Assessing the Health and Wellness of Your Workplace
Now examine the pace of your work. Does your job allow for periodic stretches? Do you have to spend hours sitting, or can you get up and walk around? (Many of us just settle for the inevitability of a work situation in which the needs of our bodies and minds will always be secondary to the demands of productivity. Changes in the work environment may require active steps on our part.) Who sets deadlines? Are they generally realistic? Are you expected to work overtime regularly or to take work home on weekends?
Look at the cultural norms in your office or work group. Are smoking or drinking encouraged? Are heavy lunches of high fat food the usual fare? Is coffee the beverage that fuels work? Do other people support one another in exercise or working out in some way? Do you?
If there are difficult people with whom you have to interact, are you able to maintain your sense of self worth despite their actions? If not, what internal messages do you give yourself when you leave these people? Are you self critical, defensive, upset? What do you and your coworkers talk about when you are not working? Do these conversations create momentum for creative action and uplift or stimulate you, or are they full of gossip and generally depress, drain, or bore you?

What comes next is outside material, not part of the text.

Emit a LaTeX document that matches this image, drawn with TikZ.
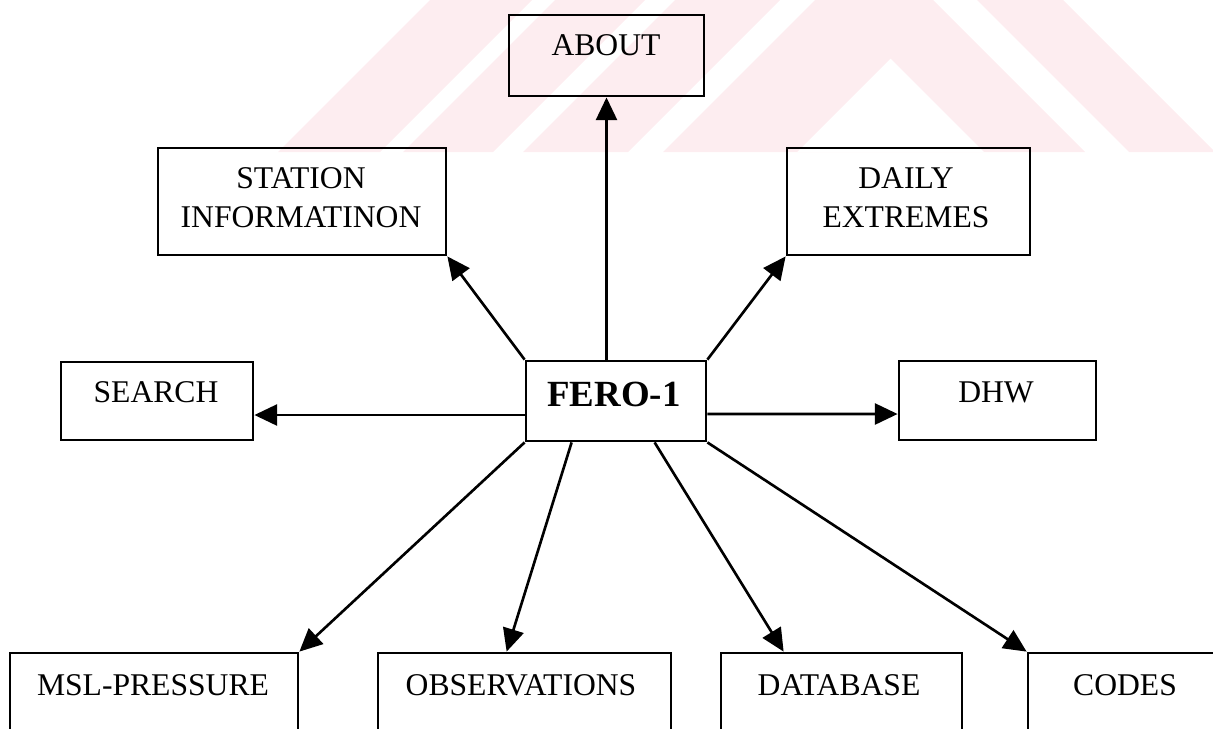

That’s a lot of investigating. Maybe you’ve opened up a few cans of worms that you hadn’t wanted to touch. Summarize what you’ve discovered for yourself. Write a letter to yourself in which you describe the health of your current job situation.
Or give yourself a job health quotient by assigning yourself a score between 1 and 100, where 100 indicates an ideal, high health work environment, and 1 means a work situation that is about to kill you.